→ **INFORMATION PROVIDED**:

▽

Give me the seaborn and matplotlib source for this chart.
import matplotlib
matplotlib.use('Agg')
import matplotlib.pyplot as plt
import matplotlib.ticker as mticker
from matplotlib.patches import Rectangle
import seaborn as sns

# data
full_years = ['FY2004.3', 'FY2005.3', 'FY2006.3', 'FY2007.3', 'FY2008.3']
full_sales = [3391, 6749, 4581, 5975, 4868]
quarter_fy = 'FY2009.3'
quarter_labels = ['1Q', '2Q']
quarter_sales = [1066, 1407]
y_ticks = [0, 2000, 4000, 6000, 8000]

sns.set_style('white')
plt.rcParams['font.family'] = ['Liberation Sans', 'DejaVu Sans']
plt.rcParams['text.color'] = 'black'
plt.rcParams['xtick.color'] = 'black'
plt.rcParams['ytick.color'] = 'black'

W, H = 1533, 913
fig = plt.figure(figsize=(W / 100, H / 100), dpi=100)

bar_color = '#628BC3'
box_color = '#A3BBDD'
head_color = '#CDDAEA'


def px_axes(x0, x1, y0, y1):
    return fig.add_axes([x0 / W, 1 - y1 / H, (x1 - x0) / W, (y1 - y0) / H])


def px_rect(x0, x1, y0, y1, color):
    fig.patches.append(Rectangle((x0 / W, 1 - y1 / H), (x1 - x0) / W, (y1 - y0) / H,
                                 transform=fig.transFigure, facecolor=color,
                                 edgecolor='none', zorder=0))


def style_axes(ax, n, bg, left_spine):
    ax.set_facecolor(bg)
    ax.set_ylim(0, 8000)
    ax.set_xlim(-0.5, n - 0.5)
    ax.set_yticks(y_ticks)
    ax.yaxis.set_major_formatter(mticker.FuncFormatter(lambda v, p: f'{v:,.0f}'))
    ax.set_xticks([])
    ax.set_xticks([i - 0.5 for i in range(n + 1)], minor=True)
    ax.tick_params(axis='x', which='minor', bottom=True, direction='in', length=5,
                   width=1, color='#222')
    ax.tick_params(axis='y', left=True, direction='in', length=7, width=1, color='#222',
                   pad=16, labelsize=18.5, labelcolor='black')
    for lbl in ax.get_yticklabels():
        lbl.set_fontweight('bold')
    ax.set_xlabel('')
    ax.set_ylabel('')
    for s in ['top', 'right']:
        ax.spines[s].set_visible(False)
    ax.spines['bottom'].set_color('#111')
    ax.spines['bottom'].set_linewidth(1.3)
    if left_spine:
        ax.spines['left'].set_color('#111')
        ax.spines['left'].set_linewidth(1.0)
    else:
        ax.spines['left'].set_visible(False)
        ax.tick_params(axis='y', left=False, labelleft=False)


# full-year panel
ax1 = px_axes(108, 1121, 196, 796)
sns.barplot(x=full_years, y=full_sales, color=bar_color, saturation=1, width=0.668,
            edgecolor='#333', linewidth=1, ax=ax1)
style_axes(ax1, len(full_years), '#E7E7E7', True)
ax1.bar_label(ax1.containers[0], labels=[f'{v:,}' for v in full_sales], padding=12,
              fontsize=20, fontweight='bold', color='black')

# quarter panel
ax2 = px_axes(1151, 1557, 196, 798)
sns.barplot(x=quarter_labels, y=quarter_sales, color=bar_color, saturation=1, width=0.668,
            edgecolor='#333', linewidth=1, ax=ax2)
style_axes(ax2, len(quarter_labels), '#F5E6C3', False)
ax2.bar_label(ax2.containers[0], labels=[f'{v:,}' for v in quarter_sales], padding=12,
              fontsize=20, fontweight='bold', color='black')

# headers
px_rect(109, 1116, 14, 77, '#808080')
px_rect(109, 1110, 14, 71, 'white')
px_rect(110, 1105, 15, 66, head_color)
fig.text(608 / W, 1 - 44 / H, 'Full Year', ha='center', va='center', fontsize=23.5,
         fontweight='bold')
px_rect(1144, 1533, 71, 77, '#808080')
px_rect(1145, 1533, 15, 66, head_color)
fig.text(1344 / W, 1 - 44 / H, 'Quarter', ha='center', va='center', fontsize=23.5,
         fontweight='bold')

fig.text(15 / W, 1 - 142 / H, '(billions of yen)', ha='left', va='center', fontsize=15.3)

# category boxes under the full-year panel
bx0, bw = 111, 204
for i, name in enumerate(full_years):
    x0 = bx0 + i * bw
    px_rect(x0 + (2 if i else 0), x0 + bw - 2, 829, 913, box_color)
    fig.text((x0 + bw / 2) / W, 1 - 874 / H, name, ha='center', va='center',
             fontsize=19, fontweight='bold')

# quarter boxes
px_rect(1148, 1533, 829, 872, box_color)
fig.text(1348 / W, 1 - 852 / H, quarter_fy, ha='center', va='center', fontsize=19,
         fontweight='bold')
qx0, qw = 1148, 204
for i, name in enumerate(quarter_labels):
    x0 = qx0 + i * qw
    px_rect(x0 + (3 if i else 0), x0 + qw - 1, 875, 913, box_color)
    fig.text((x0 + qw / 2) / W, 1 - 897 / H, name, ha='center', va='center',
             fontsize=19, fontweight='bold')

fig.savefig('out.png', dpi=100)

△

→ **INSTRUCTION**:
Return nothing but the lines from the first line of the listing through the line with "y_ticks = [0, 2000, 4000, 6000, 8000]", please, keeping every one of them unchanged.

→ **THE SOLUTION**:
Give me the seaborn and matplotlib source for this chart.
import matplotlib
matplotlib.use('Agg')
import matplotlib.pyplot as plt
import matplotlib.ticker as mticker
from matplotlib.patches import Rectangle
import seaborn as sns

# data
full_years = ['FY2004.3', 'FY2005.3', 'FY2006.3', 'FY2007.3', 'FY2008.3']
full_sales = [3391, 6749, 4581, 5975, 4868]
quarter_fy = 'FY2009.3'
quarter_labels = ['1Q', '2Q']
quarter_sales = [1066, 1407]
y_ticks = [0, 2000, 4000, 6000, 8000]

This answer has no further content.